The items of cycling clothing we all use
Shorts: Otherwise known as bib shorts or waist shorts. Inside the shorts is a lovely squishy pad called the chamois – for ultimate comfort when your crown jewels are shimmying around the saddle for hours on end. Usually made from nylon or lycra to provide a little stretch, ‘bib shorts’ have straps over the shoulders to prevent the shorts from slipping down (this does make it a little difficult for women to go to the toilet, without removing their upper layers – but advancements have already been made).
Regular cycling shorts, which don’t have the shoulder straps, are easier for female comfort breaks, but may sometimes roll down or cut in at the waist. Cycling brands also make looser fitting shorts which mountain bikers usually use, although you may want to pair them with a set of padded shorts, as they don’t tend to have a chamois in them.
Jerseys: They literally come in all kinds of designs, colours and sizes. Summer ones are usually made from a thinner, wicking material, while the winter jerseys often have a mix of merino wool, fleece lining or Polartec fabrics to provide additional warmth. You can get a range of products with varying specifications – windproof jerseys, water resistant jerseys or ultra-light breathable jerseys for example. And if you tend to carry the kitchen sink with you when cycling, don’t fear, they have convenient pockets at the back for storing all your goodies within easy reach.
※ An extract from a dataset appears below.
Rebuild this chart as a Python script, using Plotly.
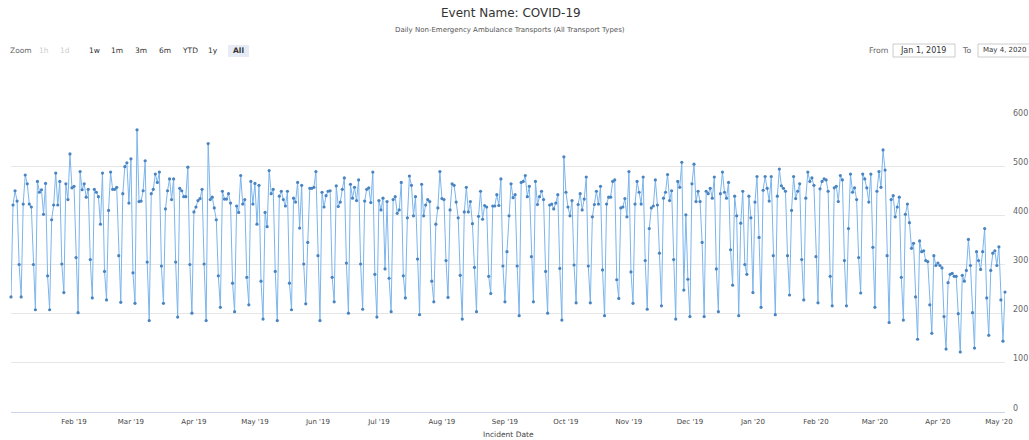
import pandas as pd
import plotly.graph_objects as go

# Daily values (Jan 1, 2019 .. May 4, 2020)
jan19 = [234, 421, 450, 429, 300, 234, 423, 482, 464, 423, 417, 300, 208, 469, 447, 452, 402, 465, 277, 208, 391, 421, 486, 421, 469, 301, 243, 464, 432, 525, 456]
feb19 = [459, 314, 202, 489, 452, 464, 437, 453, 310, 232, 453, 447, 438, 382, 486, 286, 228, 410, 488, 453, 453, 457, 318, 223, 444, 499, 507, 425]
mar19 = [515, 283, 221, 574, 428, 429, 450, 511, 305, 186, 444, 453, 484, 467, 488, 297, 221, 413, 450, 474, 432, 474, 305, 193, 455, 450, 438, 438, 498, 300, 201]
apr19 = [407, 417, 430, 434, 453, 301, 186, 546, 432, 437, 415, 391, 277, 213, 449, 433, 433, 444, 425, 262, 204, 419, 406, 481, 423, 432, 274, 218, 469, 423]
may19 = [465, 382, 461, 266, 189, 406, 377, 491, 444, 453, 286, 186, 439, 449, 432, 419, 449, 262, 208, 435, 427, 467, 374, 461, 301, 220, 345, 455, 455, 457, 489]
jun19 = [318, 186, 447, 417, 440, 449, 450, 274, 224, 460, 418, 427, 453, 476, 303, 201, 463, 435, 457, 430, 472, 301, 209, 429, 453, 456, 426, 488, 280, 193]
jul19 = [430, 411, 435, 291, 428, 272, 204, 432, 438, 404, 411, 467, 277, 232, 395, 480, 461, 399, 438, 311, 198, 463, 399, 421, 432, 428, 266, 224, 382, 415, 489]
aug19 = [434, 432, 308, 233, 411, 464, 461, 427, 395, 278, 189, 407, 457, 407, 428, 383, 294, 204, 398, 449, 392, 420, 417, 276, 241, 419, 419, 442, 420, 474, 297]
sep19 = [224, 326, 399, 464, 436, 442, 297, 196, 467, 469, 481, 438, 459, 316, 224, 469, 422, 438, 449, 432, 286, 201, 421, 423, 413, 425, 442, 292, 187, 519]
oct19 = [447, 417, 399, 430, 299, 222, 422, 444, 411, 433, 478, 297, 222, 397, 422, 449, 423, 459, 289, 196, 423, 437, 437, 469, 472, 269, 231, 415, 417, 434, 397]
nov19 = [489, 285, 221, 423, 469, 447, 423, 478, 308, 209, 373, 415, 419, 472, 421, 323, 216, 435, 447, 483, 430, 450, 310, 189, 469, 457, 508, 248, 401, 270]
dec19 = [194, 464, 504, 428, 449, 428, 345, 194, 449, 444, 455, 435, 478, 291, 204, 444, 488, 447, 435, 467, 330, 258, 439, 399, 196, 384, 449, 300, 280, 439, 395]
jan20 = [243, 427, 479, 355, 213, 451, 479, 455, 429, 479, 318, 198, 439, 494, 460, 455, 449, 318, 238, 410, 479, 434, 449, 464, 310, 228, 435, 488, 469, 476, 461]
feb20 = [316, 222, 454, 469, 474, 472, 449, 276, 216, 456, 459, 428, 481, 472, 308, 216, 373, 484, 447, 456, 432, 314, 242, 484, 474, 456, 427, 484, 335]
mar20 = [213, 449, 489, 457, 533, 492, 318, 182, 432, 440, 397, 417, 437, 274, 187, 402, 423, 385, 333, 343, 234, 148, 348, 326, 328, 308, 306, 218, 160, 318, 298]
apr20 = [303, 298, 293, 194, 128, 263, 280, 282, 276, 276, 200, 122, 278, 266, 288, 351, 298, 202, 130, 326, 308, 290, 326, 373, 232, 156, 288, 323, 328, 298]
may20 = [336, 228, 144, 244]

months = [jan19, feb19, mar19, apr19, may19, jun19, jul19, aug19, sep19, oct19, nov19,
          dec19, jan20, feb20, mar20, apr20, may20]
values = [v for m in months for v in m]
start_date = "2019-01-01"
end_date = "2020-05-04"
dates = pd.date_range(start_date, periods=len(values), freq="D")

y_ticks = [0, 100, 200, 300, 400, 500, 600]
zoom_buttons = ["1h", "1d", "1w", "1m", "3m", "6m", "YTD", "1y", "All"]
disabled_buttons = ["1h", "1d"]

title_text = "Event Name: COVID-19"
subtitle_text = "Daily Non-Emergency Ambulance Transports (All Transport Types)"
x_title = "Incident Date"
from_text = "Jan 1, 2019"
to_text = "May 4, 2020"

# ---- layout geometry (screen pixels; the page margin is removed below) ----
W, H = 1029, 440
PL, PR, PT, PB = 11, 1005, 117, 412
L, R, T, B = PL, W - PR, PT, H - PB
PW, PH = W - L - R, H - T - B
FONT = "DejaVu Sans"


def px(x):
    return (x - L) / PW


def py(y):
    return (H - B - y) / PH


fig = go.Figure()
fig.add_trace(go.Scatter(
    x=dates, y=values, mode="lines+markers",
    line=dict(color="#7cb5ec", width=1),
    marker=dict(size=3.2, color="#4a84c0"),
    cliponaxis=False, showlegend=False, hoverinfo="x+y",
))

annotations = []
shapes = []


def text(x, y, s, size, color, xanchor="center", bold=False):
    annotations.append(dict(
        x=px(x), y=py(y), xref="paper", yref="paper",
        text=("<b>%s</b>" % s) if bold else s,
        showarrow=False, xanchor=xanchor, yanchor="middle",
        font=dict(family=FONT, size=size, color=color),
    ))


def rect(x0, y0, x1, y1, fill, line_color=None):
    shapes.append(dict(
        type="rect", xref="paper", yref="paper",
        x0=px(x0), x1=px(x1), y0=py(y1), y1=py(y0), fillcolor=fill,
        line=dict(color=line_color or fill, width=1 if line_color else 0),
    ))


text(511, 13, title_text, 12, "#333333")
text(510, 30, subtitle_text, 7, "#555555")
text(508, 434, x_title, 7.5, "#444444")

# y-axis labels on the right, sitting slightly above their grid lines
for v in y_ticks:
    annotations.append(dict(
        x=1.0, y=v, xref="paper", yref="y", text=str(v), showarrow=False,
        xanchor="left", yanchor="middle", xshift=6, yshift=4,
        font=dict(family=FONT, size=8, color="#666666"),
    ))

# range selector
text(8, 51, "Zoom", 7.5, "#666666", xanchor="left")
btn_x = [44, 65, 94, 117, 141, 165, 190, 213, 238]
for b, bx in zip(zoom_buttons, btn_x):
    if b == "All":
        rect(228, 45, 249, 57, "#e6ebf5")
    col = "#cccccc" if b in disabled_buttons else "#333333"
    text(bx, 51, b, 7.5, col, bold=(b == "All"))

# from / to inputs
text(878, 50, "From", 7.8, "#666666")
rect(893, 44, 955, 57, "white", "#cccccc")
text(923, 50, from_text, 8, "#333333")
text(966, 50, "To", 7.8, "#666666")
rect(978, 44, 1045, 57, "white", "#cccccc")
text(981, 50, to_text, 7, "#333333", xanchor="left")

fig.update_layout(
    width=W, height=H,
    margin=dict(l=L, r=R, t=T, b=B, pad=0),
    paper_bgcolor="white", plot_bgcolor="white",
    font=dict(family=FONT, color="#666666"),
    annotations=annotations, shapes=shapes,
    showlegend=False,
    xaxis=dict(
        type="date", range=[start_date, end_date],
        showgrid=False, showline=True, linecolor="#ccd6eb", linewidth=1,
        ticks="", dtick="M1", tick0="2019-02-01", tickformat="%b '%y",
        tickfont=dict(family=FONT, size=7, color="#444444"),
        ticklabelstandoff=3,
        zeroline=False, fixedrange=True,
    ),
    yaxis=dict(
        range=[0, 600], side="right", tickvals=y_ticks,
        showgrid=True, gridcolor="#e6e6e6", gridwidth=1,
        zeroline=False, showline=False, ticks="", showticklabels=False,
        fixedrange=True,
    ),
)

fig.write_html(
    "out.html",
    config={"displayModeBar": False},
    post_script="document.body.style.margin='0';document.body.style.overflow='hidden';",
)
Gloves & Mitts: A necessity for the winter and those with sensitive skin, although, recommended from a safety point of view as well. Your hands are often the first thing to hit or scrape along the ground if you do happen to take an unfortunate fall from the bike (and we hope you don’t!), so it’s best to protect your hands when you ride and invest in gloves for winter and mitts for warmer times. Mitts are fingerless gloves with some added padding at the heel of the hand.
Tights: True winter gains and an item of clothing we highly recommend investing in. Nobody wants to go outside and be so cold their kneecaps are chattering, but how do you combat that in the winter? Get yourself some of these life savers, often designed in varying degrees of thickness, depending on the season you’re buying for. They can be waistband tights – no straps, bib tights with straps or tights without a chamois (pad) in case you prefer to double up and put them over a set of bib shorts.
Jackets: An outer layer is always a good option to have available, many people carry a ‘rain cape’ around in their back pocket due to the often-unpredictable weather. These also add a little extra warmth when leaving a café stop. Designed to keep your sweat in and the rain out while providing a snuggly, slightly sweaty embrace.
Base layers: These are worn between your skin and a jersey and have various jobs. They’re high-tech items of clothing and are designed to remove sweat from your body, by lifting it up to your jersey. There are specific base layers for different seasons, each made with varying materials and designs to ensure maximum comfort. They can also help if you end up taking a tumble because they allow your jersey to slide around over the top, rather than dragging your skin along the ground. Many cyclists tend to wear netted base-layers on a hot summer’s day, not only for the sweat wicking but for the safety option – road rash is something you want to avoid.
Some cycling clothing brands and websites to check out
- SpatzWear – mainly for your winter kit due to its high-tech stance
- Universal Colours – for an array of coloured jerseys
- Rapha – for clothing covering various disciplines
- NVPA – for a quality chamois at a slightly more affordable price
- DHB – for your cheaper options of kit, without sacrificing quality and comfort
Online websites to check out kit
- Wiggle – linked to DHB
- Sport Pursuit – discounted brand-new last season items, bought in bulk by the brand to sell on
- Sigma Sports – an array of clothing brands in one place, and they often have discounts online
- Ebay – second-hand kit is ideal for when you’re testing the lycra situation and don’t want to spend a fortune
Lycra isn’t always the chosen option and it can be a little odd looking at first, but once you get cycling in some, we can guarantee you will understand why it’s a common choice on the bike. We’d love to hear your opinions on brands, staple finds or how you get on with your first set of lycra.